» SET PROBLEM
Word for word, print each line of the listing below; pictures stay out.

-- START OF ITEMS --

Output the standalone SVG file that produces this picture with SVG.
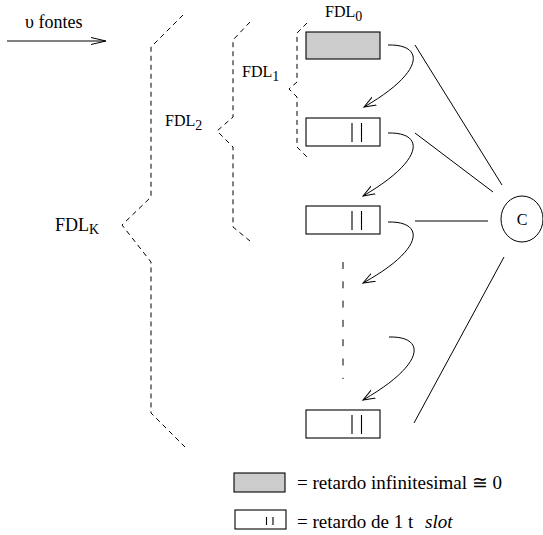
<svg xmlns="http://www.w3.org/2000/svg" width="543" height="535" viewBox="0 0 543 535">
<defs>
<style>
text{font-family:'Liberation Serif','Times New Roman',Times,serif;fill:#000}
.box{fill:#fff;stroke:#000;stroke-width:1.1}
.gray{fill:#cccccc;stroke:#000;stroke-width:1.1}
.mk{stroke:#000;stroke-width:1.1}
.br{fill:none;stroke:#000;stroke-width:1;stroke-dasharray:5,4}
.ln{fill:none;stroke:#000;stroke-width:1}
</style>
<marker id="ah" markerUnits="userSpaceOnUse" markerWidth="14" markerHeight="12" refX="12" refY="5" orient="auto" viewBox="0 0 14 10">
<path d="M0,0.5 L12,5 L0,9.5" fill="none" stroke="#000" stroke-width="1"/>
</marker>
</defs>
<rect width="543" height="535" fill="#fff"/>

<g id="fontes">
<text x="25" y="28" font-size="18" font-family="Liberation Serif, serif">υ fontes</text>
<line class="ln" x1="7" y1="41" x2="105" y2="41"/>
<path class="ln" d="M91,37.5 L106,41 L91,44.5"/>
</g>

<g id="fdlK">
<path class="br" d="M183,15 L151,47 L151,197 L122,225 L151,262 L151,413 L185,447"/>
<text x="55" y="231" font-size="18" font-family="Liberation Serif, serif">FDL<tspan font-size="14" dy="3">K</tspan></text>
</g>
<g id="fdl2">
<path class="br" d="M250,22 L233,40 L233,117 L217,131 L233,147 L233,227 L250,241"/>
<text x="165" y="126" font-size="16" font-family="Liberation Serif, serif">FDL<tspan font-size="14" dy="4">2</tspan></text>
</g>
<g id="fdl1">
<path class="br" d="M307,23 L297,33 L297,82 L289,89 L297,97 L297,147 L307,157"/>
<text x="242" y="77" font-size="16" font-family="Liberation Serif, serif">FDL<tspan font-size="14" dy="4">1</tspan></text>
</g>
<g id="fdl0">
<text x="325" y="17" font-size="16" font-family="Liberation Serif, serif">FDL<tspan font-size="14" dy="4">0</tspan></text>
</g>

<g id="box0"><rect class="gray" x="306" y="32" width="74" height="27"/></g>
<g id="box1"><rect class="box" x="306" y="118" width="74" height="28"/><path class="mk" d="M352,123V142M361.5,123V142"/></g>
<g id="box2"><rect class="box" x="306" y="206" width="74" height="28"/><path class="mk" d="M352,211V230M361.5,211V230"/></g>
<g id="box3"><rect class="box" x="306" y="410" width="74" height="28"/><path class="mk" d="M352,415V434M361.5,415V434"/></g>

<g id="c">
<ellipse cx="522" cy="219" rx="21" ry="23" fill="#fff" stroke="#000" stroke-width="1"/>
<text x="522" y="225" font-size="16" text-anchor="middle" font-family="Liberation Serif, serif">C</text>
</g>

<g id="connectors">
<path class="ln" d="M388,45 c37,-1 37,27 -24,62" marker-end="url(#ah)"/>
<path class="ln" d="M388,133 c37,-1 37,27 -25,63" marker-end="url(#ah)"/>
<path class="ln" d="M388,222 c37,-1 37,27 -25,61" marker-end="url(#ah)"/>
<path class="ln" d="M389,337 c37,-1 37,27 -26,63" marker-end="url(#ah)"/>
<line class="ln" x1="343" y1="262" x2="343" y2="379" stroke-width="1.8" stroke-dasharray="7,12.3"/>
<line class="ln" x1="415" y1="45" x2="502" y2="185"/>
<line class="ln" x1="415" y1="133" x2="493" y2="192"/>
<line class="ln" x1="415" y1="221" x2="488" y2="221"/>
<line class="ln" x1="504" y1="257" x2="414" y2="423"/>
</g>

<g id="legend">
<rect class="gray" x="234" y="473" width="51" height="19"/>
<text x="297" y="489" font-size="19" font-family="Liberation Serif, serif">= retardo infinitesimal ≅ 0</text>
<rect class="box" x="235" y="510" width="51" height="19"/>
<path class="mk" d="M266.5,517V525M273,517V525"/>
<text x="297" y="528" font-size="19" font-family="Liberation Serif, serif">= retardo de 1 t <tspan font-style="italic" x="425">slot</tspan></text>
</g>
</svg>
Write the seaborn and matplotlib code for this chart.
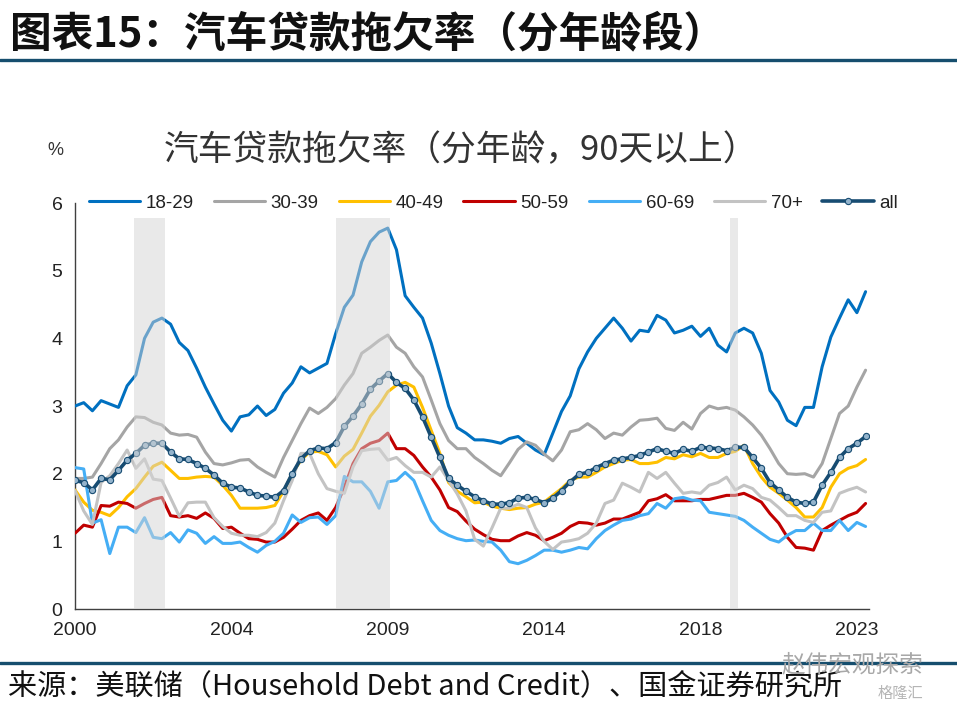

-- END OF ITEMS --

» OUTPUT FOR THIS EXERCISE
Output the standalone SVG file that produces this picture with SVG.
<svg xmlns="http://www.w3.org/2000/svg" width="543" height="535" viewBox="0 0 543 535">
<defs>
<style>
text{font-family:'Liberation Serif','Times New Roman',Times,serif;fill:#000}
.box{fill:#fff;stroke:#000;stroke-width:1.1}
.gray{fill:#cccccc;stroke:#000;stroke-width:1.1}
.mk{stroke:#000;stroke-width:1.1}
.br{fill:none;stroke:#000;stroke-width:1;stroke-dasharray:5,4}
.ln{fill:none;stroke:#000;stroke-width:1}
</style>
<marker id="ah" markerUnits="userSpaceOnUse" markerWidth="14" markerHeight="12" refX="12" refY="5" orient="auto" viewBox="0 0 14 10">
<path d="M0,0.5 L12,5 L0,9.5" fill="none" stroke="#000" stroke-width="1"/>
</marker>
</defs>
<rect width="543" height="535" fill="#fff"/>

<g id="fontes">
<text x="25" y="28" font-size="18" font-family="Liberation Serif, serif">υ fontes</text>
<line class="ln" x1="7" y1="41" x2="105" y2="41"/>
<path class="ln" d="M91,37.5 L106,41 L91,44.5"/>
</g>

<g id="fdlK">
<path class="br" d="M183,15 L151,47 L151,197 L122,225 L151,262 L151,413 L185,447"/>
<text x="55" y="231" font-size="18" font-family="Liberation Serif, serif">FDL<tspan font-size="14" dy="3">K</tspan></text>
</g>
<g id="fdl2">
<path class="br" d="M250,22 L233,40 L233,117 L217,131 L233,147 L233,227 L250,241"/>
<text x="165" y="126" font-size="16" font-family="Liberation Serif, serif">FDL<tspan font-size="14" dy="4">2</tspan></text>
</g>
<g id="fdl1">
<path class="br" d="M307,23 L297,33 L297,82 L289,89 L297,97 L297,147 L307,157"/>
<text x="242" y="77" font-size="16" font-family="Liberation Serif, serif">FDL<tspan font-size="14" dy="4">1</tspan></text>
</g>
<g id="fdl0">
<text x="325" y="17" font-size="16" font-family="Liberation Serif, serif">FDL<tspan font-size="14" dy="4">0</tspan></text>
</g>

<g id="box0"><rect class="gray" x="306" y="32" width="74" height="27"/></g>
<g id="box1"><rect class="box" x="306" y="118" width="74" height="28"/><path class="mk" d="M352,123V142M361.5,123V142"/></g>
<g id="box2"><rect class="box" x="306" y="206" width="74" height="28"/><path class="mk" d="M352,211V230M361.5,211V230"/></g>
<g id="box3"><rect class="box" x="306" y="410" width="74" height="28"/><path class="mk" d="M352,415V434M361.5,415V434"/></g>

<g id="c">
<ellipse cx="522" cy="219" rx="21" ry="23" fill="#fff" stroke="#000" stroke-width="1"/>
<text x="522" y="225" font-size="16" text-anchor="middle" font-family="Liberation Serif, serif">C</text>
</g>

<g id="connectors">
<path class="ln" d="M388,45 c37,-1 37,27 -24,62" marker-end="url(#ah)"/>
<path class="ln" d="M388,133 c37,-1 37,27 -25,63" marker-end="url(#ah)"/>
<path class="ln" d="M388,222 c37,-1 37,27 -25,61" marker-end="url(#ah)"/>
<path class="ln" d="M389,337 c37,-1 37,27 -26,63" marker-end="url(#ah)"/>
<line class="ln" x1="343" y1="262" x2="343" y2="379" stroke-width="1.8" stroke-dasharray="7,12.3"/>
<line class="ln" x1="415" y1="45" x2="502" y2="185"/>
<line class="ln" x1="415" y1="133" x2="493" y2="192"/>
<line class="ln" x1="415" y1="221" x2="488" y2="221"/>
<line class="ln" x1="504" y1="257" x2="414" y2="423"/>
</g>

<g id="legend">
<rect class="gray" x="234" y="473" width="51" height="19"/>
<text x="297" y="489" font-size="19" font-family="Liberation Serif, serif">= retardo infinitesimal ≅ 0</text>
<rect class="box" x="235" y="510" width="51" height="19"/>
<path class="mk" d="M266.5,517V525M273,517V525"/>
<text x="297" y="528" font-size="19" font-family="Liberation Serif, serif">= retardo de 1 t <tspan font-style="italic" x="425">slot</tspan></text>
</g>
</svg>
Write the seaborn and matplotlib code for this chart.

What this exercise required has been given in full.